What you have to do: Only the number is wanted: how many lines in the data contain "chart"?

Given information:
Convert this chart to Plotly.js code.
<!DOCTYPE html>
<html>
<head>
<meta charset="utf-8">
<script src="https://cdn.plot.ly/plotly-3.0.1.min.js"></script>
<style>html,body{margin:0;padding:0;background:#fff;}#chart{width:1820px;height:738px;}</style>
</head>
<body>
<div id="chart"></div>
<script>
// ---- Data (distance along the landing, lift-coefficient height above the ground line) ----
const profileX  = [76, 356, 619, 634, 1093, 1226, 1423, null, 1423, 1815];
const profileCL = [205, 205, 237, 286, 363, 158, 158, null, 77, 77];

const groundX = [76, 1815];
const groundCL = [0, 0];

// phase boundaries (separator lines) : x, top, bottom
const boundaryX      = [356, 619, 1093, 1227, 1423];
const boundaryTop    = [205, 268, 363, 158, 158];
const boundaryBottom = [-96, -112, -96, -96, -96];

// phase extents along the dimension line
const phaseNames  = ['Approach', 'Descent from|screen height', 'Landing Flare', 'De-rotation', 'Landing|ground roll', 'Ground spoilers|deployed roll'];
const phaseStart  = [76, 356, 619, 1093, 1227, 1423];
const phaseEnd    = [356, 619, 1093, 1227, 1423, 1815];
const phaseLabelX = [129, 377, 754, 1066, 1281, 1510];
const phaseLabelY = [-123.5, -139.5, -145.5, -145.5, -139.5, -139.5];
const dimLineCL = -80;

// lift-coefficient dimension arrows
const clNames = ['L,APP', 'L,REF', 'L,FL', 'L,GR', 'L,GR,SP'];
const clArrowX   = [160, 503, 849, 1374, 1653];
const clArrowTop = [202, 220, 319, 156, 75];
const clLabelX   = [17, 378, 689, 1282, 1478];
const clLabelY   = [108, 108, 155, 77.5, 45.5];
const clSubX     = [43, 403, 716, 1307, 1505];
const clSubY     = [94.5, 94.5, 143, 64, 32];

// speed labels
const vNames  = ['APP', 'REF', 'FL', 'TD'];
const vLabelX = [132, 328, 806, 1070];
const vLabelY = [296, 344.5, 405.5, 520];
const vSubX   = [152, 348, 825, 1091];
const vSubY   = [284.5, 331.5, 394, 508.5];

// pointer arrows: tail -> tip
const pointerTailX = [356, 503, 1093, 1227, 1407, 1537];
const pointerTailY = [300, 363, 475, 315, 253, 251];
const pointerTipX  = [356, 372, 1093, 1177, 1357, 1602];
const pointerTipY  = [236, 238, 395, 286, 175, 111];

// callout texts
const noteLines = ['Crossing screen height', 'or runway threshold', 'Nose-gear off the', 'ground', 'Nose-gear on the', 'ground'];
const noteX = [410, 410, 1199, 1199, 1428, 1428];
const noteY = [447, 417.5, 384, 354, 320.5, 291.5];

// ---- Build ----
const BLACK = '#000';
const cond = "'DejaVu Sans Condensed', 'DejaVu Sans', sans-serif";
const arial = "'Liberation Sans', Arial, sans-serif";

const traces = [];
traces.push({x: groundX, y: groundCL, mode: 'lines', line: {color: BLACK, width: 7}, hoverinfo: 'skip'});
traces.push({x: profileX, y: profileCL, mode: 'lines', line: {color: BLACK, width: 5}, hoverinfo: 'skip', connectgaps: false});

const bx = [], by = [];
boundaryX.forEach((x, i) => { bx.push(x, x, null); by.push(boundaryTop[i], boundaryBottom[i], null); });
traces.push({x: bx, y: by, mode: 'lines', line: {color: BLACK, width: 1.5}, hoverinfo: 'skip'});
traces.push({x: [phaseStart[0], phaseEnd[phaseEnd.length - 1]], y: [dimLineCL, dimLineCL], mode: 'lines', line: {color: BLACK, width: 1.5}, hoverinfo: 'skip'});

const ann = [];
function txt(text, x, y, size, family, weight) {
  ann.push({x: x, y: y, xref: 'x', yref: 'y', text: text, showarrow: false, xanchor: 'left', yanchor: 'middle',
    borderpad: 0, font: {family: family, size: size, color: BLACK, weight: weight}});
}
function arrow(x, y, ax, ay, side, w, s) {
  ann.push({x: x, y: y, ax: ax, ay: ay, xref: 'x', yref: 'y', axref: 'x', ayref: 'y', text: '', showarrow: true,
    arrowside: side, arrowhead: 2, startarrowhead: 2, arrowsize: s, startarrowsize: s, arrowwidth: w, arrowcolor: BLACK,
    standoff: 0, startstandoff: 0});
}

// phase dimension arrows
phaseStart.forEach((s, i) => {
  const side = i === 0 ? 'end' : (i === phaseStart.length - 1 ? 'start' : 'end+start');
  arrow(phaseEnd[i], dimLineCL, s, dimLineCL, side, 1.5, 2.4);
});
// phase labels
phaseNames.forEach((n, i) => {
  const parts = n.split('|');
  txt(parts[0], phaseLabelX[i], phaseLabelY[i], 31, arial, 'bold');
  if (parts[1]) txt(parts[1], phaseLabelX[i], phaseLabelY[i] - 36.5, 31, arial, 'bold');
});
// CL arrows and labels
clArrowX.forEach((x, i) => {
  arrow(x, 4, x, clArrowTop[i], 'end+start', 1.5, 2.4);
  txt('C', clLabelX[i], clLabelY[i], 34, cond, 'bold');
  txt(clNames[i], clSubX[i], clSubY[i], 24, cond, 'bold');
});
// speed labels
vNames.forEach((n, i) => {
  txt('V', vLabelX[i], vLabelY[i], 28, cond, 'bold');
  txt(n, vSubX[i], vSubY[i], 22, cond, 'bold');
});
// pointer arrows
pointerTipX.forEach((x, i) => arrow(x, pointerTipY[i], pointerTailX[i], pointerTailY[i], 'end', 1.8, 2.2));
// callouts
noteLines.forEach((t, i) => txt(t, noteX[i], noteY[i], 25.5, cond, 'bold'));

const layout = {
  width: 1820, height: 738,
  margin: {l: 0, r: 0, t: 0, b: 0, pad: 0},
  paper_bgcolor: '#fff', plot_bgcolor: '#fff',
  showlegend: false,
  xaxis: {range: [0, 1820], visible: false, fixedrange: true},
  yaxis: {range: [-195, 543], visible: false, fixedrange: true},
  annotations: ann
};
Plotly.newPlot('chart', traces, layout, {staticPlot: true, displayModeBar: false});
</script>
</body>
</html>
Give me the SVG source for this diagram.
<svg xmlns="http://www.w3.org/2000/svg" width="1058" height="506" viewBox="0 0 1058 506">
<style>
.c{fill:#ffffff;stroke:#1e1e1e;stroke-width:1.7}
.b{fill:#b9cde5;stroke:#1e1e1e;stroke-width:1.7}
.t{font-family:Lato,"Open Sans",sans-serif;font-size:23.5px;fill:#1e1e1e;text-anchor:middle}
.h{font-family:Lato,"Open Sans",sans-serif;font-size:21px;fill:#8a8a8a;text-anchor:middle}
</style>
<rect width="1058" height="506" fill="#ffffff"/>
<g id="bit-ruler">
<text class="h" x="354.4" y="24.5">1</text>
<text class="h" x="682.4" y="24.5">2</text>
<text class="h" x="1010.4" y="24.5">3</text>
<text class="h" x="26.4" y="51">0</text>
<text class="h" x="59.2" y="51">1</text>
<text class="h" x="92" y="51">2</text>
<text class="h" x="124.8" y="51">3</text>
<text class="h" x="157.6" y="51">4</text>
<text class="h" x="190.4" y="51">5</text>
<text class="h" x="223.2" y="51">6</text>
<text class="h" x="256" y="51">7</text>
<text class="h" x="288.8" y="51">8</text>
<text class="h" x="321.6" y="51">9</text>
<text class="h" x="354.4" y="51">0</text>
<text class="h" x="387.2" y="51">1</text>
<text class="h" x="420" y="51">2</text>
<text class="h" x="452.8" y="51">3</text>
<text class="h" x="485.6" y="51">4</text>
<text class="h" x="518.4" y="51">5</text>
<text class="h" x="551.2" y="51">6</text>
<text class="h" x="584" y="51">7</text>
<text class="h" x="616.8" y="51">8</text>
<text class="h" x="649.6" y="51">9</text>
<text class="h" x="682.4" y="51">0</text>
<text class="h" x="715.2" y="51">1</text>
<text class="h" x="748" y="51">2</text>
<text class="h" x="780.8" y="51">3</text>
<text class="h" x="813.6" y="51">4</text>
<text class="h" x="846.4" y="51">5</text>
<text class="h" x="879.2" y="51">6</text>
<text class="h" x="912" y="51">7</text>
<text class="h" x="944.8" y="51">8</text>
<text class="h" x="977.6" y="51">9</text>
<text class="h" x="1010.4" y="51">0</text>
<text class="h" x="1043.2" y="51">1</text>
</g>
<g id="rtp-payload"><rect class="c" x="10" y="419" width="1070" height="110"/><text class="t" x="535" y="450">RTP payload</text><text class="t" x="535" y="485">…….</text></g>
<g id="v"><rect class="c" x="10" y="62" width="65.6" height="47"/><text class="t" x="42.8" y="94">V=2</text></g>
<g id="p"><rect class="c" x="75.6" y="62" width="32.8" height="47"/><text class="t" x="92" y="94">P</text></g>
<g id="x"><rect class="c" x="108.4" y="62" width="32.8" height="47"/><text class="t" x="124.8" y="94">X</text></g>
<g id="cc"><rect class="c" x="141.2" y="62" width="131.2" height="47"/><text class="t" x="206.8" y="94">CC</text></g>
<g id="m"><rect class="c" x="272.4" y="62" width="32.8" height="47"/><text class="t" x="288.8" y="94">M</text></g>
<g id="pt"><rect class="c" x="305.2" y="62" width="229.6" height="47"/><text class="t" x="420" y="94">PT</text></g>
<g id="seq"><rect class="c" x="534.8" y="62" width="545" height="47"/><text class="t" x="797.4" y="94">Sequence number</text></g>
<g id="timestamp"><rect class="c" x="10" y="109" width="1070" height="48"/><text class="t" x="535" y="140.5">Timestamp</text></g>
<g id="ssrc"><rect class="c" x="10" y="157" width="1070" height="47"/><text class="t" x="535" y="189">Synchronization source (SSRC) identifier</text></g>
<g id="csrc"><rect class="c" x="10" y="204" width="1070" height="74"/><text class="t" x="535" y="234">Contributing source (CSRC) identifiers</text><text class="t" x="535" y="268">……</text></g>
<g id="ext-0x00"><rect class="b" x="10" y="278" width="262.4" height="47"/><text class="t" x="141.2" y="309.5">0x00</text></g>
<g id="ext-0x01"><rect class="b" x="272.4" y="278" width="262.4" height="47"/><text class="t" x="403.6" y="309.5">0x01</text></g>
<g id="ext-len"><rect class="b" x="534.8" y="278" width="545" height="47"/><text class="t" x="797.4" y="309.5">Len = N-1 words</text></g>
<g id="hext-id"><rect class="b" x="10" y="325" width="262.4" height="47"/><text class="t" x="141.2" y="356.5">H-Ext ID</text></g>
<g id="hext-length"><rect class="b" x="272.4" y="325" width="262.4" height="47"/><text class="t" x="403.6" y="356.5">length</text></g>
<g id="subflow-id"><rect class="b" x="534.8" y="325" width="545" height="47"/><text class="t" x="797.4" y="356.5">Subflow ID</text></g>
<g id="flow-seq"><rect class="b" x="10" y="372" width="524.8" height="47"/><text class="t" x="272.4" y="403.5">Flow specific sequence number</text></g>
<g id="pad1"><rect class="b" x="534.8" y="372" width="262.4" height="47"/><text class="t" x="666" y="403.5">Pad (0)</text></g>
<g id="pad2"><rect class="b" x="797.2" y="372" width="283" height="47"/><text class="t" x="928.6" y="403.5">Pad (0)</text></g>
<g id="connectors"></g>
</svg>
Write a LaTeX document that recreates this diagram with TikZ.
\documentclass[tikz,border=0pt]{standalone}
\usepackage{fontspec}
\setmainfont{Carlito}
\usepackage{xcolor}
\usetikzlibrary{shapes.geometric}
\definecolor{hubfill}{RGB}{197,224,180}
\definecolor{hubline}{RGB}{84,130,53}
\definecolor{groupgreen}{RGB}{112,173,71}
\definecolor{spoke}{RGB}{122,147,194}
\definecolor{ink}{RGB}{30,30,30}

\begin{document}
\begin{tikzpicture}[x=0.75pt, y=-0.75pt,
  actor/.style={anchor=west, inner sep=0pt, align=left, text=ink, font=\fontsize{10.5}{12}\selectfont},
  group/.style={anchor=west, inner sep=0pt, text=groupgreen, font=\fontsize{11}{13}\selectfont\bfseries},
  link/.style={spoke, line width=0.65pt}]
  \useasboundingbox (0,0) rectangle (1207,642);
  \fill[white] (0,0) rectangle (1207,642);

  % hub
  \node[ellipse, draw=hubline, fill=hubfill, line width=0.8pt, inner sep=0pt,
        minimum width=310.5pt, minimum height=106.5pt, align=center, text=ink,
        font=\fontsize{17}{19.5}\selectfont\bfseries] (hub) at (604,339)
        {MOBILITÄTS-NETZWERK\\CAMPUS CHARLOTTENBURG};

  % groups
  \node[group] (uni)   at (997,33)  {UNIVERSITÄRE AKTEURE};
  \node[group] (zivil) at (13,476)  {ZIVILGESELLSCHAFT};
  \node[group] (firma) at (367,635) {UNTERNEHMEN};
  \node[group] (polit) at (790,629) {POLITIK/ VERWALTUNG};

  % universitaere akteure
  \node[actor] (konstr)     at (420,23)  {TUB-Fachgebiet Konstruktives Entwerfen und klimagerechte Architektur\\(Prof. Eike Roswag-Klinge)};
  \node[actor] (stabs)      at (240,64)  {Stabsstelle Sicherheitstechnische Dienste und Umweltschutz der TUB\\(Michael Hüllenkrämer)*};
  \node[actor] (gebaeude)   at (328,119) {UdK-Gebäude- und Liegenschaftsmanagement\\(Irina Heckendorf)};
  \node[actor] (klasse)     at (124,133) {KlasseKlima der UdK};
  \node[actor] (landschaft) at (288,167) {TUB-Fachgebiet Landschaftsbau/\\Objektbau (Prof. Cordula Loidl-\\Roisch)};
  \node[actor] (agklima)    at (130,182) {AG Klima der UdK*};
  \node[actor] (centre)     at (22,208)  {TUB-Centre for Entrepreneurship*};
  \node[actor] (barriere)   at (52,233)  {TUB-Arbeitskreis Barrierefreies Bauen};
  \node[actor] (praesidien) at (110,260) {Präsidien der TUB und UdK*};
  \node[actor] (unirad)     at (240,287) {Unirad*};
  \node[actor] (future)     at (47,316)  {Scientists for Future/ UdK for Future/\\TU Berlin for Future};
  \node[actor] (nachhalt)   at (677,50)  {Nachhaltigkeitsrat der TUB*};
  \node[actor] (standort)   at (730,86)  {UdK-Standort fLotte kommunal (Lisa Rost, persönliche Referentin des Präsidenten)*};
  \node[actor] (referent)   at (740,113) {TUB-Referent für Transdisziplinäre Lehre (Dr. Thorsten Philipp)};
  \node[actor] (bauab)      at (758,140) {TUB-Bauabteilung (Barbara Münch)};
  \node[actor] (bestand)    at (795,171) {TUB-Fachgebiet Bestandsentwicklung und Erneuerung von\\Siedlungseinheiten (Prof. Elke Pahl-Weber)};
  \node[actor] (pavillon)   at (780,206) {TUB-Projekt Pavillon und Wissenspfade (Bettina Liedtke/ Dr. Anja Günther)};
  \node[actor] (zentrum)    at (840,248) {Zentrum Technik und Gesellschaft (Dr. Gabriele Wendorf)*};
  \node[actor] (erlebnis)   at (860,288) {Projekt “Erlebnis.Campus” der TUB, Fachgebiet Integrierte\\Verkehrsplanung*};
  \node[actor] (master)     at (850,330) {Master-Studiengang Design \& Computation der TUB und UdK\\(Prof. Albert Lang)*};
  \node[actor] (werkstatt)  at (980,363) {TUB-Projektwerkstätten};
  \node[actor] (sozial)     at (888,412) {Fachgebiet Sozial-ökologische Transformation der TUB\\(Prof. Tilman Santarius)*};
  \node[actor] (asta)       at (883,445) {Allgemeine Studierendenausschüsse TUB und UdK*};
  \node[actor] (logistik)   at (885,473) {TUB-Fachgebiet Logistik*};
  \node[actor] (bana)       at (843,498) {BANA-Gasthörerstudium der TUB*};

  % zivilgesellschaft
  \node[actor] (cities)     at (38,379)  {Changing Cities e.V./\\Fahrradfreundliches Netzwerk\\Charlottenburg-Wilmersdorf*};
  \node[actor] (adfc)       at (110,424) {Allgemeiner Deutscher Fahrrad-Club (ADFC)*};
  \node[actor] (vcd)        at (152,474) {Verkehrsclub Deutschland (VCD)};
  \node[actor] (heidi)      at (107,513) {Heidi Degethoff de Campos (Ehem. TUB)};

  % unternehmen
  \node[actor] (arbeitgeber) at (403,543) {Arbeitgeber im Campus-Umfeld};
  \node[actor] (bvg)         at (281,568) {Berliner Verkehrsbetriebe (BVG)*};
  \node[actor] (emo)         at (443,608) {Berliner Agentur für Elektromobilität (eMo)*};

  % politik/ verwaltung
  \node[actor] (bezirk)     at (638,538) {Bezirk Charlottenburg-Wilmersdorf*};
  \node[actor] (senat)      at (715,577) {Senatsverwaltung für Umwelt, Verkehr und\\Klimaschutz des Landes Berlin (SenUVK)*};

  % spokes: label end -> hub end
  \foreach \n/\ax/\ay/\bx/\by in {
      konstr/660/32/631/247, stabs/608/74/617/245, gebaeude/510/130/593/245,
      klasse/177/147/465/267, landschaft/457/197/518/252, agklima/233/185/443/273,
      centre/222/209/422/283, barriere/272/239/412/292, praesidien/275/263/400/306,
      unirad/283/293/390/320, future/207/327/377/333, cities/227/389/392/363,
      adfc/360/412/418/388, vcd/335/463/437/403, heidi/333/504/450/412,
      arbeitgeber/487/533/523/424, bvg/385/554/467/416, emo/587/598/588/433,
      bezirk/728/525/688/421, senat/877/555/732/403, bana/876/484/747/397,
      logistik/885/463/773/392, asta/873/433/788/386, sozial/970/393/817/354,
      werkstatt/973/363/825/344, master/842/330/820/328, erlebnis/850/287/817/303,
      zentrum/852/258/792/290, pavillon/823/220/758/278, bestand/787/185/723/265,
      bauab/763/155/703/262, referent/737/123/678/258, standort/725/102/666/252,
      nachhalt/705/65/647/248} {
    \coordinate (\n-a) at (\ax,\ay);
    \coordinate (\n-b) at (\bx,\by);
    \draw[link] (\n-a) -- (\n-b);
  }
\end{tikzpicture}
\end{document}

Solution for this task: 4